Turkey’s President Tayyip Erdogan speaks during a press conference with Greek Prime Minister Kyriakos Mitsotakis (not seen) at the Presidential Palace in Ankara, Turkey, May 13, 2024. Photo: REUTERS/Umit Bektas
i24 News – An Israeli strike targeting Hamas officials in Qatar has sparked unease among several Middle Eastern countries that host leaders of the group, with Turkey among the most alarmed.
Officials in Ankara are increasingly worried about how far Israel might go in pursuing those it holds responsible for the October 7 attacks.
Israel’s prime minister effectively acknowledged that the Qatar operation failed to eliminate the Hamas leadership, while stressing the broader point the strike was meant to make: “They enjoy no immunity,” the government said.
On X, Prime Minister Netanyahu went further, writing that “the elimination of Hamas leaders would put an end to the war.”
A senior Turkish official, speaking on condition of anonymity, summed up Ankara’s reaction: “The attack in Qatar showed that the Israeli government is ready to do anything.”
Legally and diplomatically, Turkey occupies a delicate position. As a NATO member, any military operation or targeted killing on its soil could inflame tensions within the alliance and challenge mutual security commitments.
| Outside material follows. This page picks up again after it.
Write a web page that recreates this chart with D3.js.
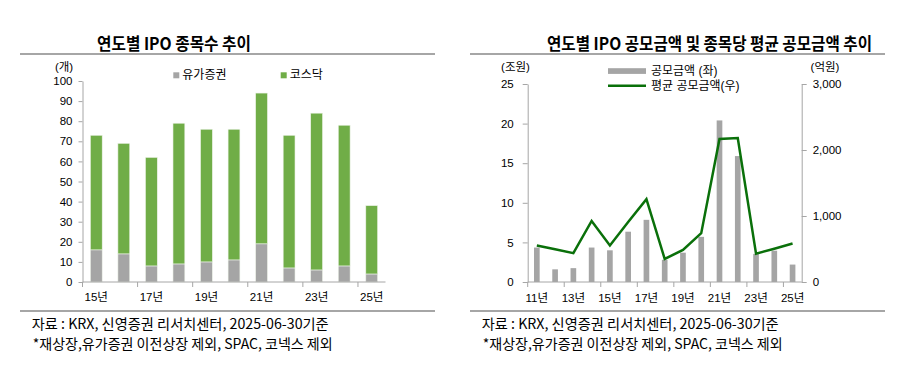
<!DOCTYPE html>
<html><head><meta charset="utf-8">
<script src="https://cdn.jsdelivr.net/npm/d3@7"></script>
<style>
html,body{margin:0;padding:0;background:#fff;}
svg{display:block;}
text{font-family:"Liberation Sans","Noto Sans CJK KR",Arial,sans-serif;fill:#000;}
.kr{font-family:"Noto Sans CJK KR","Liberation Sans",sans-serif;}
</style></head>
<body>
<svg id="c" width="901" height="365"></svg>
<script>
// ---- Left chart data ----
const yearsL = ["15","16","17","18","19","20","21","22","23","24","25"];
const kospiCount = [16,14,8,9,10,11,19,7,6,8,4];
const kosdaqCount = [57,55,54,70,66,65,75,66,78,70,34];
const leftYTicks = [0,10,20,30,40,50,60,70,80,90,100];
const leftSeriesNames = ["유가증권","코스닥"];

// ---- Right chart data ----
const yearsR = ["11","12","13","14","15","16","17","18","19","20","21","22","23","24","25"];
const ipoAmount = [4.35,1.6,1.75,4.35,4.0,6.35,7.85,2.8,3.7,5.7,20.4,15.9,3.55,3.95,2.2];
const avgAmount = [553,495,437,925,553,910,1255,350,485,740,2168,2180,430,505,583];
const rightYTicksL = [0,5,10,15,20,25];
const rightYTicksR = [0,1000,2000,3000];
const rightSeriesNames = ["공모금액 (좌)","평균 공모금액(우)"];

const titleL = "연도별 IPO 종목수 추이";
const titleR = "연도별 IPO 공모금액 및 종목당 평균 공모금액 추이";
const source1 = "자료 : KRX, 신영증권 리서치센터, 2025-06-30기준";
const source2 = "*재상장,유가증권 이전상장 제외, SPAC, 코넥스 제외";

const GRAY = "#A5A5A5", GREEN = "#70AD47", LINEG = "#0A700A", AXIS = "#A6A6A6";
const svg = d3.select("#c");

function frame(x0, x1, titleText, titleW, tcx, srcX){
  svg.append("text").attr("class","kr").attr("x",tcx).attr("y",42).attr("text-anchor","middle")
    .attr("dominant-baseline","central").attr("font-size",17).attr("font-weight","bold")
    .attr("textLength",titleW).attr("lengthAdjust","spacingAndGlyphs").text(titleText);
  svg.append("line").attr("x1",x0).attr("x2",x1).attr("y1",54).attr("y2",54).attr("stroke",AXIS).attr("stroke-width",2);
  svg.append("line").attr("x1",x0).attr("x2",x1).attr("y1",311).attr("y2",311).attr("stroke",AXIS).attr("stroke-width",2);
  svg.append("text").attr("class","kr").attr("x",srcX).attr("y",322.5).attr("dominant-baseline","central")
    .attr("font-size",14).attr("textLength",297).attr("lengthAdjust","spacingAndGlyphs").text(source1);
  svg.append("text").attr("class","kr").attr("x",srcX+1).attr("y",342.5).attr("dominant-baseline","central")
    .attr("font-size",14).attr("textLength",300).attr("lengthAdjust","spacingAndGlyphs").text(source2);
}
frame(20,435,titleL,154,174,31.7);
frame(470,885,titleR,325,709.5,481.7);

function styleAxis(g){
  g.select(".domain").attr("stroke",AXIS);
  g.selectAll(".tick line").attr("stroke",AXIS);
  g.selectAll(".tick text").attr("font-size",11.5).attr("fill","#000");
}

// ---- Left chart ----
{
  const x = d3.scaleBand().domain(yearsL).range([82.5,385.5]).padding(0);
  const y = d3.scaleLinear().domain([0,100]).range([282,81]);
  const bw = x.bandwidth()*0.43;
  const ya = svg.append("g").attr("transform","translate(82.5,0)")
    .call(d3.axisLeft(y).tickValues(leftYTicks).tickSize(4).tickPadding(6).tickSizeOuter(0));
  styleAxis(ya);
  const stackData = yearsL.map((yr,i)=>({yr, a:kospiCount[i], b:kosdaqCount[i]}));
  const series = d3.stack().keys(["a","b"])(stackData);
  const colors = [GRAY, GREEN];
  series.forEach((s,si)=>{
    svg.append("g").selectAll("rect").data(s).join("rect")
      .attr("x",d=>x(d.data.yr)+x.bandwidth()/2-bw/2)
      .attr("width",bw)
      .attr("y",d=>y(d[1]))
      .attr("height",d=>y(d[0])-y(d[1]))
      .attr("fill",colors[si]).attr("stroke","#eef3ea").attr("stroke-width",0.6);
  });
  const xa = svg.append("g").attr("transform","translate(0,282)");
  xa.append("line").attr("x1",82.5).attr("x2",385.5).attr("stroke",AXIS);
  const odd = yearsL.filter((d,i)=>i%2===0);
  xa.selectAll(".tk").data(odd).join("line").attr("class","tk")
    .attr("x1",d=>x(d)).attr("x2",d=>x(d)).attr("y1",0).attr("y2",5).attr("stroke",AXIS);
  xa.selectAll(".lb").data(odd).join("text").attr("class","lb")
    .attr("x",d=>x(d)+x.bandwidth()/2).attr("y",15).attr("text-anchor","middle")
    .attr("dominant-baseline","central").attr("font-size",11.5).text(d=>d+"년");
  svg.append("text").attr("x",64).attr("y",67).attr("text-anchor","middle")
    .attr("dominant-baseline","central").attr("font-size",11.5).text("(개)");
  const lg = [[173.3,leftSeriesNames[0],GRAY],[280.7,leftSeriesNames[1],GREEN]];
  lg.forEach(([lx,t,c])=>{
    svg.append("rect").attr("x",lx).attr("y",72.3).attr("width",6).attr("height",6).attr("fill",c);
    svg.append("text").attr("x",lx+9).attr("y",75.3).attr("dominant-baseline","central")
      .attr("font-size",12).text(t);
  });
}

// ---- Right chart ----
{
  const x = d3.scaleBand().domain(yearsR).range([527.7,801.7]).padding(0);
  const yL = d3.scaleLinear().domain([0,25]).range([282,84]);
  const yR = d3.scaleLinear().domain([0,3000]).range([282,84]);
  const bw = x.bandwidth()*0.31;
  const ya = svg.append("g").attr("transform","translate(527.7,0)")
    .call(d3.axisLeft(yL).tickValues(rightYTicksL).tickSize(5).tickPadding(9).tickSizeOuter(0));
  styleAxis(ya);
  const yb = svg.append("g").attr("transform","translate(801.7,0)")
    .call(d3.axisRight(yR).tickValues(rightYTicksR).tickSize(5).tickPadding(6).tickSizeOuter(0).tickFormat(d3.format(",")));
  styleAxis(yb);
  svg.append("g").selectAll("rect").data(yearsR).join("rect")
    .attr("x",d=>x(d)+x.bandwidth()/2-bw/2).attr("width",bw)
    .attr("y",(d,i)=>yL(ipoAmount[i])).attr("height",(d,i)=>yL(0)-yL(ipoAmount[i]))
    .attr("fill",GRAY);
  const line = d3.line().x((d,i)=>x(yearsR[i])+x.bandwidth()/2).y(d=>yR(d));
  svg.append("path").datum(avgAmount).attr("d",line).attr("fill","none")
    .attr("stroke",LINEG).attr("stroke-width",2.5).attr("stroke-linejoin","miter");
  const xa = svg.append("g").attr("transform","translate(0,282)");
  xa.append("line").attr("x1",527.7).attr("x2",801.7).attr("stroke",AXIS);
  const odd = yearsR.filter((d,i)=>i%2===0);
  xa.selectAll(".tk").data(odd).join("line").attr("class","tk")
    .attr("x1",d=>x(d)).attr("x2",d=>x(d)).attr("y1",0).attr("y2",5).attr("stroke",AXIS);
  xa.selectAll(".lb").data(odd).join("text").attr("class","lb")
    .attr("x",d=>x(d)+x.bandwidth()/2).attr("y",16).attr("text-anchor","middle")
    .attr("dominant-baseline","central").attr("font-size",11.5).text(d=>d+"년");
  svg.append("text").attr("x",515.5).attr("y",67).attr("text-anchor","middle")
    .attr("dominant-baseline","central").attr("font-size",11.5).text("(조원)");
  svg.append("text").attr("x",825).attr("y",67).attr("text-anchor","middle")
    .attr("dominant-baseline","central").attr("font-size",11.5).text("(억원)");
  svg.append("rect").attr("x",608).attr("y",68.2).attr("width",38).attr("height",5.7).attr("fill",GRAY);
  svg.append("text").attr("x",651).attr("y",70.8).attr("dominant-baseline","central")
    .attr("font-size",12).text(rightSeriesNames[0]);
  svg.append("line").attr("x1",608).attr("x2",646).attr("y1",85.7).attr("y2",85.7).attr("stroke",LINEG).attr("stroke-width",2.5);
  svg.append("text").attr("x",651).attr("y",86.2).attr("dominant-baseline","central")
    .attr("font-size",12).text(rightSeriesNames[1]);
}
</script>
</body></html>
Analysts caution, however, that Israel could opt for covert measures, operations carried out without public acknowledgement, a prospect that has increased anxiety in governments across the region.
Israeli officials remain defiant. In an interview with Ynet, Minister Ze’ev Elkin said: “As long as we have not stopped them, we will pursue them everywhere in the world and settle our accounts with them.” The episode underscores growing fears that efforts to hunt Hamas figures beyond Gaza could widen regional friction and complicate diplomatic relationships.